(II Sent., dist. XXVII a. 1; III, dist. XXIII, q. q, a. 3, qª 1, 3; De Virtut., q. 1, a. 1; II Ethic., lect V).
O primeiro discute-se assim. — Parece que a virtude humana não é um hábito.
1. — Pois, a virtude é o que, na potência, é último, como disse o Filósofo. Ora, o que é último reduz-se ao gênero a que pertence; assim, o ponto, ao gênero da linha. Logo, a virtude reduz-se ao gênero da potência e não ao do hábito.
2. — Demais. — Agostinho diz, que a virtude é o bom uso do livre arbítrio. Ora, este uso é um ato. Logo, a virtude não é um hábito, mas um ato.
3. — Demais. — Merecemos, não pelos hábitos, mas pelos atos; do contrário mereceríamos continuamente, mesmo dormindo. Ora, merecemos pelas virtudes. Logo, elas não são hábitos, mas atos.

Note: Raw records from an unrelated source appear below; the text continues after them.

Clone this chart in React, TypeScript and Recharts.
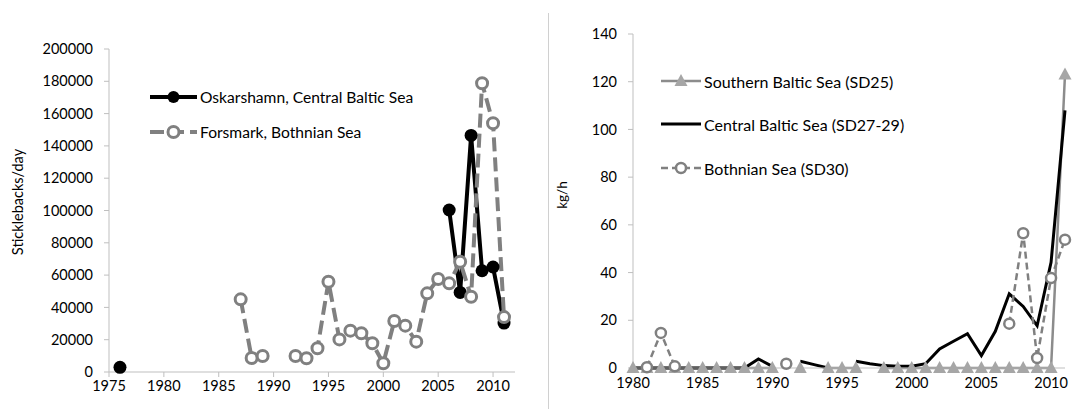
// Two-panel stickleback chart: power-plant catches (left) and trawl survey kg/h (right).
// Legends are plain HTML over the plots so the Excel-style placement holds.

import { Line, LineChart, XAxis, YAxis } from "recharts";

const FONT = "Lato, 'Open Sans', sans-serif";
const AXIS = "#bfbfbf";
const BLACK = "#000000";
const GREY = "#808080";
const TRI_FILL = "#a6a6a6";
const TRI_LINE = "#8c8c8c";

// ---- left panel: sticklebacks/day
const LEFT_YEARS = [
  1976, 1987, 1988, 1989, 1990, 1991, 1992, 1993, 1994, 1995, 1996, 1997, 1998,
  1999, 2000, 2001, 2002, 2003, 2004, 2005, 2006, 2007, 2008, 2009, 2010, 2011,
];
const OSKARSHAMN = [
  2900, null, null, null, null, null, null, null, null, null, null, null, null,
  null, null, null, null, null, null, null, 100300, 49300, 146500, 62700, 65000, 30300,
];
const FORSMARK = [
  null, 45000, 8700, 9900, null, null, 9900, 8500, 14700, 55900, 20200, 25600, 24000,
  17800, 5400, 31600, 28700, 18800, 48700, 57600, 54900, 68300, 46600, 178800, 154000, 34000,
];
const LEFT_X_TICKS = [1975, 1980, 1985, 1990, 1995, 2000, 2005, 2010];
const LEFT_Y_TICKS = [0, 20000, 40000, 60000, 80000, 100000, 120000, 140000, 160000, 180000, 200000];

// ---- right panel: kg/h
const RIGHT_YEARS = [
  1980, 1981, 1982, 1983, 1984, 1985, 1986, 1987, 1988, 1989, 1990, 1991, 1992, 1993, 1994, 1995,
  1996, 1997, 1998, 1999, 2000, 2001, 2002, 2003, 2004, 2005, 2006, 2007, 2008, 2009, 2010, 2011,
];
const SOUTHERN = [
  0, 0, 0, 0, 0, 0, 0, 0, 0, 0, 0, null, 0, null, 0, 0,
  0, null, 0, 0, 0, 0, 0, 0, 0, 0, 0, 0, 0, 0, 0, 123,
];
const CENTRAL = [
  0, 0, 0, 0, 0, 0, 0, 0, 0, 3.8, 0.7, null, 2.8, 1.4, 0, null,
  2.8, 1.8, 1.0, 0.7, 0.7, 1.8, 8.0, 11.2, 14.4, 5.2, 15.4, 31.1, 25.8, 17.7, 44.3, 108,
];
const BOTHNIAN = [
  null, 0.3, 14.7, 0.7, null, null, null, null, null, null, null, 1.8, null, null, null, null,
  null, null, null, null, null, null, null, null, null, null, null, 18.6, 56.5, 4.2, 37.7, 53.8,
];
const RIGHT_X_TICKS = [1980, 1985, 1990, 1995, 2000, 2005, 2010];
const RIGHT_Y_TICKS = [0, 20, 40, 60, 80, 100, 120, 140];

const leftData = LEFT_YEARS.map((year, i) => ({
  year,
  oskarshamn: OSKARSHAMN[i],
  forsmark: FORSMARK[i],
}));
const rightData = RIGHT_YEARS.map((year, i) => ({
  year,
  southern: SOUTHERN[i],
  central: CENTRAL[i],
  bothnian: BOTHNIAN[i],
}));

const tick = { fill: "#000", fontSize: 14.5, fontFamily: FONT };

function Triangle(props: any) {
  const { cx, cy, index } = props;
  if (cx == null || cy == null) return <g key={`t${index}`} />;
  return (
    <path
      key={`t${index}`}
      d={`M${cx},${cy - 7} L${cx + 6.5},${cy + 5} L${cx - 6.5},${cy + 5} Z`}
      fill={TRI_FILL}
      stroke="none"
    />
  );
}

function LegendRow(props: {
  top: number;
  left: number;
  sample: React.ReactNode;
  text: string;
  w: number;
  size: number;
}) {
  return (
    <div
      style={{
        position: "absolute",
        top: props.top - 10,
        left: props.left,
        height: 20,
        display: "flex",
        alignItems: "center",
        whiteSpace: "nowrap",
        fontFamily: FONT,
        fontSize: props.size,
        color: "#000",
      }}
    >
      <svg width={props.w} height={20} style={{ marginRight: 3 }}>
        {props.sample}
      </svg>
      <span>{props.text}</span>
    </div>
  );
}

export default function App() {
  return (
    <div style={{ position: "absolute", left: 0, top: 0, width: 1080, height: 409, background: "#fff" }}>
      <LineChart
        width={548}
        height={409}
        data={leftData}
        margin={{ top: 49, right: 33, bottom: 7, left: 0 }}
        style={{ position: "absolute", left: 0, top: 0 }}
      >
        <XAxis
          dataKey="year"
          type="number"
          domain={[1975, 2012]}
          ticks={LEFT_X_TICKS}
          allowDataOverflow
          height={30}
          tick={tick}
          tickSize={5}
          tickMargin={4}
          stroke={AXIS}
        />
        <YAxis
          type="number"
          domain={[0, 200000]}
          ticks={LEFT_Y_TICKS}
          width={109}
          tick={tick}
          tickSize={5}
          tickMargin={11}
          stroke={AXIS}
        />
        <Line
          dataKey="oskarshamn"
          stroke={BLACK}
          strokeWidth={4}
          dot={{ r: 6.5, fill: BLACK, stroke: BLACK, strokeWidth: 0 }}
          isAnimationActive={false}
          connectNulls={false}
        />
        <Line
          dataKey="forsmark"
          stroke={GREY}
          strokeWidth={4}
          strokeDasharray="14 6"
          dot={{ r: 5.5, fill: "#fff", stroke: GREY, strokeWidth: 3, strokeDasharray: "" }}
          isAnimationActive={false}
          connectNulls={false}
        />
      </LineChart>

      <LineChart
        width={532}
        height={409}
        data={rightData}
        margin={{ top: 34, right: 15, bottom: 11, left: 0 }}
        style={{ position: "absolute", left: 548, top: 0 }}
      >
        <XAxis
          dataKey="year"
          type="number"
          domain={[1980, 2011]}
          ticks={RIGHT_X_TICKS}
          height={30}
          tick={tick}
          tickLine={false}
          tickSize={5}
          tickMargin={5}
          stroke={AXIS}
        />
        <YAxis
          type="number"
          domain={[0, 140]}
          ticks={RIGHT_Y_TICKS}
          width={85}
          tick={tick}
          tickSize={5}
          tickMargin={11}
          stroke={AXIS}
        />
        <Line
          dataKey="southern"
          stroke={TRI_LINE}
          strokeWidth={2.5}
          dot={<Triangle />}
          isAnimationActive={false}
          connectNulls={false}
        />
        <Line
          dataKey="central"
          stroke={BLACK}
          strokeWidth={3}
          dot={false}
          isAnimationActive={false}
          connectNulls={false}
        />
        <Line
          dataKey="bothnian"
          stroke={GREY}
          strokeWidth={2.5}
          strokeDasharray="7 4"
          dot={{ r: 5, fill: "#fff", stroke: GREY, strokeWidth: 2.5, strokeDasharray: "" }}
          isAnimationActive={false}
          connectNulls={false}
        />
      </LineChart>

      {/* panel separator */}
      <div style={{ position: "absolute", left: 548, top: 13, width: 1, height: 396, background: "#d0d0d0" }} />

      {/* axis titles */}
      <div
        style={{
          position: "absolute",
          left: 17,
          top: 202,
          transform: "translate(-50%, -50%) rotate(-90deg)",
          fontFamily: FONT,
          fontSize: 14.5,
          whiteSpace: "nowrap",
        }}
      >
        Sticklebacks/day
      </div>
      <div
        style={{
          position: "absolute",
          left: 562,
          top: 195,
          transform: "translate(-50%, -50%) rotate(-90deg)",
          fontFamily: FONT,
          fontSize: 13.5,
          whiteSpace: "nowrap",
        }}
      >
        kg/h
      </div>

      {/* left legend */}
      <LegendRow
        top={97}
        left={150}
        w={47}
        size={15.6}
        text="Oskarshamn, Central Baltic Sea"
        sample={
          <>
            <line x1={0} y1={10} x2={47} y2={10} stroke={BLACK} strokeWidth={4} />
            <circle cx={23.5} cy={10} r={6} fill={BLACK} />
          </>
        }
      />
      <LegendRow
        top={132}
        left={150}
        w={47}
        size={15.6}
        text="Forsmark, Bothnian Sea"
        sample={
          <>
            <line x1={0} y1={10} x2={47} y2={10} stroke={GREY} strokeWidth={4} strokeDasharray="14 6" />
            <circle cx={23.5} cy={10} r={5.5} fill="#fff" stroke={GREY} strokeWidth={3} />
          </>
        }
      />

      {/* right legend */}
      <LegendRow
        top={81}
        left={661}
        w={40}
        size={16}
        text="Southern Baltic Sea (SD25)"
        sample={
          <>
            <line x1={0} y1={10} x2={40} y2={10} stroke={TRI_LINE} strokeWidth={2.5} />
            <path d="M20,3 L26.5,15 L13.5,15 Z" fill={TRI_FILL} />
          </>
        }
      />
      <LegendRow
        top={124}
        left={661}
        w={40}
        size={16}
        text="Central Baltic Sea (SD27-29)"
        sample={<line x1={0} y1={10} x2={40} y2={10} stroke={BLACK} strokeWidth={3} />}
      />
      <LegendRow
        top={168}
        left={661}
        w={40}
        size={16}
        text="Bothnian Sea (SD30)"
        sample={
          <>
            <line x1={0} y1={10} x2={40} y2={10} stroke={GREY} strokeWidth={2.5} strokeDasharray="7 4" />
            <circle cx={20} cy={10} r={5} fill="#fff" stroke={GREY} strokeWidth={2.5} />
          </>
        }
      />
    </div>
  );
}
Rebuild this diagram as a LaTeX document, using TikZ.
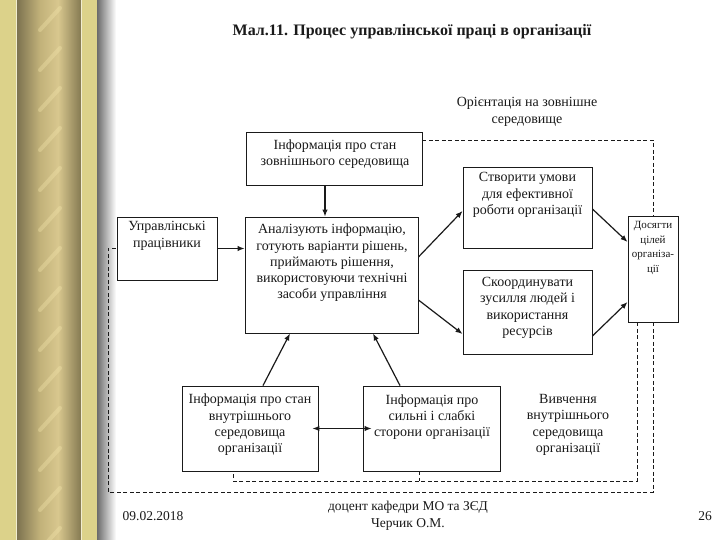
\documentclass[tikz,border=0pt]{standalone}
\usepackage{fontspec}
\setmainfont{Liberation Serif}
\usetikzlibrary{arrows.meta}
\definecolor{goldA}{HTML}{DCD28A}
\definecolor{goldB}{HTML}{7D7350}
\definecolor{goldC}{HTML}{C2B27A}
\definecolor{goldD}{HTML}{D8C78E}
\definecolor{goldE}{HTML}{857A52}
\definecolor{goldF}{HTML}{F2E4AA}
\definecolor{ink}{HTML}{1A1A1A}
\tikzset{
  box/.style={draw=ink, line width=0.9pt, rectangle, inner sep=0pt},
  txt/.style={text=ink, align=center, inner sep=0pt, font=\fontsize{14}{16.3}\selectfont},
  arr/.style={draw=ink, line width=1.2pt, -{Latex[length=7pt,width=5.5pt]}},
  darr/.style={draw=ink, line width=1.2pt, {Latex[length=7pt,width=5.5pt]}-{Latex[length=7pt,width=5.5pt]}},
  dl/.style={draw=ink, line width=0.8pt, dash pattern=on 4pt off 2.5pt}
}
\begin{document}
\begin{tikzpicture}[x=1pt,y=-1pt]
\useasboundingbox (0,0) rectangle (720,540);
\fill[white] (0,0) rectangle (720,540);
% decorative pillar
\fill[goldA] (0,0) rectangle (17,540);
\draw[goldA!40!white, line width=0.8pt] (16.5,0) -- (16.5,540);
\shade[left color=goldB, right color=goldC] (17,0) rectangle (40,540);
\shade[left color=goldC, right color=goldD] (40,0) rectangle (58,540);
\shade[left color=goldD, right color=goldE] (58,0) rectangle (81,540);
\begin{scope}
\clip (32,0) rectangle (68,540);
\foreach \k in {0,...,14}
  \draw[goldF, opacity=0.38, line width=4pt, line cap=round] (40,40*\k+30) -- (60,40*\k+8);
\end{scope}
\draw[goldA!40!white, line width=0.8pt] (81.5,0) -- (81.5,540);
\fill[goldA] (82,0) rectangle (97,540);
\shade[left color=black!58, right color=white] (97,0) rectangle (116,540);

% title
\node[text=ink, inner sep=0pt, font=\fontsize{16}{19}\selectfont\bfseries] (title) at (412,32) {Мал.11. Процес управлінської праці в організації};

% orientation text
\node[txt] (orient) at (527,112) {Орієнтація на зовнішне\\середовище};

% boxes
\node[box, minimum width=176pt, minimum height=53pt] (ext) at (334,158.5) {};
\node[txt] (exttxt) at (335,154) {Інформація про стан\\зовнішнього середовища};

\node[box, minimum width=100pt, minimum height=63pt] (mgr) at (167,248.5) {};
\node[txt] (mgrtxt) at (167,236) {Управлінські\\працівники};

\node[box, minimum width=173pt, minimum height=116pt] (anal) at (331.5,275) {};
\node[txt] (analtxt) at (332,263) {Аналізують інформацію,\\готують варіанти рішень,\\приймають рішення,\\використовуючи технічні\\засоби управління};

\node[box, minimum width=129pt, minimum height=81pt] (cond) at (527.5,207.5) {};
\node[txt] (condtxt) at (527.5,195) {Створити умови\\для ефективної\\роботи організації};

\node[box, minimum width=129pt, minimum height=84pt] (coord) at (527.5,312) {};
\node[txt] (coordtxt) at (527.5,308) {Скоординувати\\зусилля людей і\\використання\\ресурсів};

\node[box, minimum width=50pt, minimum height=106pt] (goal) at (653,269) {};
\node[txt, font=\fontsize{11}{14.5}\selectfont] (goaltxt) at (653,248) {Досягти\\цілей\\організа-\\ції};

\node[box, minimum width=136pt, minimum height=85pt] (inner) at (250,428.5) {};
\node[txt] (innertxt) at (250,425) {Інформація про стан\\внутрішнього\\середовища\\організації};

\node[box, minimum width=137pt, minimum height=85pt] (strong) at (431.5,428.5) {};
\node[txt] (strongtxt) at (432,417) {Інформація про\\сильні і слабкі\\сторони організації};

\node[txt] (study) at (568,425) {Вивчення\\внутрішнього\\середовища\\організації};

% footer
\node[txt, font=\fontsize{13.5}{16}\selectfont] (date) at (153,516) {09.02.2018};
\node[txt, font=\fontsize{13.5}{17}\selectfont] (author) at (408,516) {доцент кафедри МО та ЗЄД\\Черчик О.М.};
\node[txt, font=\fontsize{13.5}{16}\selectfont] (page) at (705,516) {26};

% arrows
\draw[arr] ([xshift=-9pt]ext.south) -- ([xshift=-9pt]ext.south |- anal.north);
\draw[arr] (mgr.east) -- (mgr.east -| anal.west);
\draw[arr] ([yshift=18pt]anal.east) -- ([yshift=-3.5pt]cond.west);
\draw[arr] ([yshift=-25pt]anal.east) -- ([yshift=-22pt]coord.west);
\draw[arr] ([yshift=-1.5pt]cond.east) -- ([yshift=27pt]goal.west);
\draw[arr] ([yshift=-24pt]coord.east) -- ([yshift=-33pt]goal.west);
\draw[arr] ([xshift=13pt]inner.north) -- ([xshift=-41.5pt]anal.south);
\draw[arr] ([xshift=-31.5pt]strong.north) -- ([xshift=41.5pt]anal.south);
\draw[darr] ([xshift=-6pt]inner.east) -- ([xshift=9pt]strong.west);

% dashed feedback lines
\coordinate (ib) at (233,481);
\draw[dl] ([yshift=18.5pt]ext.east) -| (goal.north);
\draw[dl] (goal.south) |- (108,492) |- (mgr.west);
\draw[dl] ([xshift=-16pt]goal.south) |- (ib) -- (ib |- inner.south);
\draw[dl] ([xshift=-12.5pt]strong.south) -- ++(0,10);
\end{tikzpicture}
\end{document}
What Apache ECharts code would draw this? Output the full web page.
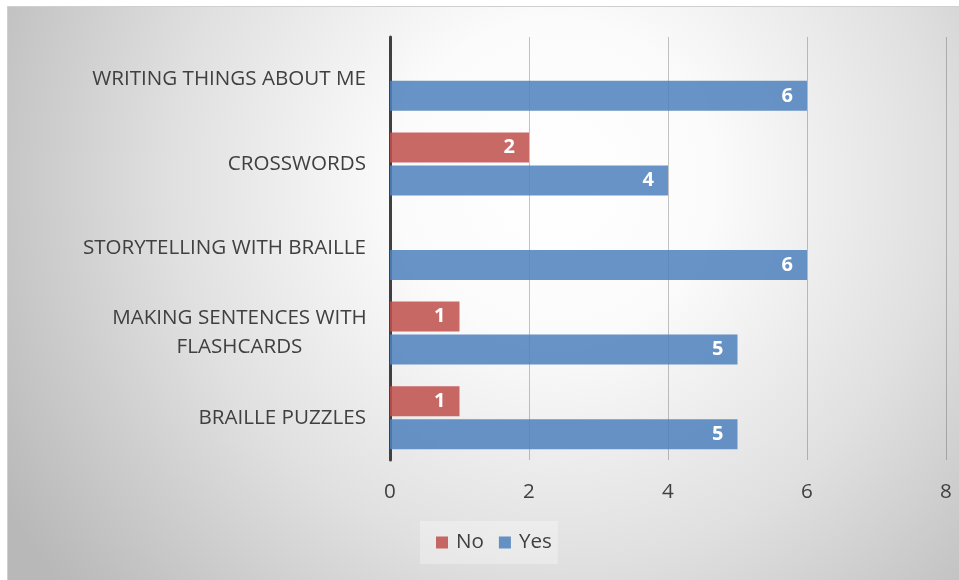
<!DOCTYPE html>
<html>
<head>
<meta charset="utf-8">
<script src="https://cdn.jsdelivr.net/npm/echarts@6/dist/echarts.min.js"></script>
<style>
html,body{margin:0;padding:0;background:#fff;}
#c{width:959px;height:580px;}
</style>
</head>
<body>
<div id="c"></div>
<script>
// Categories listed bottom to top (ECharts category y-axis order)
const categories = ['BRAILLE PUZZLES', 'MAKING SENTENCES WITH\nFLASHCARDS', 'STORYTELLING WITH BRAILLE', 'CROSSWORDS', 'WRITING THINGS ABOUT ME'];
const seriesNames = ['No', 'Yes'];
const noValues = [1, 1, 0, 2, 0];
const yesValues = [5, 5, 6, 4, 6];
const xTicks = [0, 2, 4, 6, 8];

const chart = echarts.init(document.getElementById('c'), null, {renderer: 'canvas'});
const FONT = '"Open Sans", "Liberation Sans", sans-serif';
const TXT = '#404040';
const FS = 20.6;

const labelStyle = {
  show: true,
  position: 'insideRight',
  distance: 14,
  color: '#ffffff',
  fontWeight: 'bold',
  fontSize: 20,
  fontFamily: FONT,
  formatter: p => (p.value ? String(p.value) : '')
};

chart.setOption({
  animation: false,
  graphic: [{
    type: 'rect',
    z: -10,
    silent: true,
    shape: {x: 7.5, y: 6.5, width: 960, height: 580},
    style: {
      fill: {
        type: 'radial', x: 0.57, y: 0.3, r: 1.1,
        colorStops: [
          {offset: 0, color: '#ffffff'},
          {offset: 0.25, color: '#fbfbfb'},
          {offset: 0.6, color: '#e0e0e0'},
          {offset: 1, color: '#b8b8b8'}
        ]
      },
      stroke: '#d0d0d0',
      lineWidth: 1
    }
  }],
  grid: {left: 390, right: 13, top: 37, bottom: 120, containLabel: false},
  legend: {
    data: seriesNames,
    left: 420,
    top: 521,
    itemWidth: 12,
    itemHeight: 12,
    itemGap: 15,
    padding: [11, 6, 11, 16],
    backgroundColor: 'rgba(255,255,255,0.3)',
    icon: 'rect',
    textStyle: {fontSize: FS, color: TXT, fontFamily: FONT, padding: [0, 0, 0, 3]}
  },
  xAxis: {
    type: 'value',
    min: 0,
    max: 8,
    interval: 2,
    axisLine: {show: false},
    axisTick: {show: false},
    splitLine: {show: true, lineStyle: {color: 'rgba(60,60,60,0.3)', width: 1}},
    axisLabel: {
      fontSize: FS, color: TXT, fontFamily: FONT, margin: 22,
      formatter: v => (xTicks.indexOf(v) >= 0 ? String(v) : '')
    }
  },
  yAxis: {
    type: 'category',
    data: categories,
    axisLine: {show: true, lineStyle: {color: '#404040', width: 3}},
    axisTick: {show: false},
    splitLine: {show: false},
    axisLabel: {
      fontSize: FS, color: TXT, fontFamily: FONT, margin: 24, lineHeight: 29,
      formatter: v => v.indexOf('\n') >= 0 ? v.split('\n').map(s => '{m|' + s + '}').join('\n') : v,
      rich: {m: {width: 253, align: 'center', fontSize: FS, color: TXT, fontFamily: FONT, lineHeight: 29}}
    }
  },
  series: [
    {
      name: 'No', type: 'bar', data: noValues, barWidth: 30, barGap: '10%',
      itemStyle: {color: 'rgba(192,80,77,0.86)', borderWidth: 0},
      label: labelStyle
    },
    {
      name: 'Yes', type: 'bar', data: yesValues, barWidth: 30, barGap: '10%',
      itemStyle: {color: 'rgba(79,129,189,0.86)', borderWidth: 0},
      label: labelStyle
    }
  ]
});
</script>
</body>
</html>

4. — Demais. — Agostinho diz, que a virtude é a ordem do amor; e que a ordenação chamada virtude leva-nos a fruir o que deve ser fruído, e usar o que deve ser usado. Ora, a ordem ou ordenação denomina um ato ou uma relação. Logo, a virtude não é um hábito, mas um ato ou relação.
5. — Demais. — Como há virtudes humanas também as há naturais. Ora, estas não são hábitos, mas potências. Logo, também não o são as virtudes humanas.
Mas em contrário, o Filósofo ensina que a ciência e a virtude são hábitos.
Solução. — A virtude designa uma certa perfeição da potência. Ora, a perfeição de um ser é principalmente considerada em relação ao seu fim. Ora, o fim da potência é o ato. Por onde, consideramos perfeita a potência na medida em que é determinada para o seu ato. Ora, há certas potências que, em si mesmas, se determinam para os seus atos; tais as potências naturais ativas; e por isso, estas se chamam em si mesmas virtudes. Porém as potências racionais, próprias do homem, não são determinadas a uma só operação, mas, são indeterminadas e relativas a muitas. Ora, elas determinam-se aos atos pelos hábitos, como do sobredito resulta; logo, as virtudes humanas são hábitos.
resposta à primeira objeção. — Às vezes chama-se virtude aquilo a que ela é relativa, como o seu objeto ou seu ato; assim como chamamos umas vezes fé àquilo em que acreditamos; outras, à crença mesma, e outras, ainda, o hábito pelo qual cremos. Por onde, quando dizemos que a virtude é o que, na potência é último, tomamo-la pelo seu objeto. Pois, aquilo de que a potência é ultimamente capaz é o ao que dizemos que é relativa a virtude de um ser; assim, a virtude de quem pode carregar cem libras e não mais é considerada relativamente a essas cem e não a sessenta. E a objeção seria procedente apenas se a virtude fosse, essencialmente, o que na potência é último.
Resposta à segunda. — É pelo mesmo fundamento que dizemos ser uma virtude o bom uso do livre arbítrio; pois, para ele, como para o seu ato próprio, se ordena à virtude. Pois, um ato de virtude não é mais que o bom uso do livre arbítrio.
Resposta à terceira. — De duplo modo podemos dizer que merecemos alguma coisa: ou pelo mérito em si mesmo, como quando dizemos que corremos pela corrida e, deste modo, merecemos pelos atos; ou quase pelo princípio do merecer, como quando dizemos que corremos pela potência motiva e, neste sentido, dizemos que merecemos pelas virtudes e pelos hábitos.
Resposta à quarta. — A virtude chama-se uma ordem ou ordenação do amor, como aquilo ao que ela é relativa; pois, pela virtude o amor é ordenado em nós.
Resposta à quinta. — As potências naturais são, em si mesmas, determinadas a uma operação; não, porém as racionais. Por onde não há símile, como já se disse.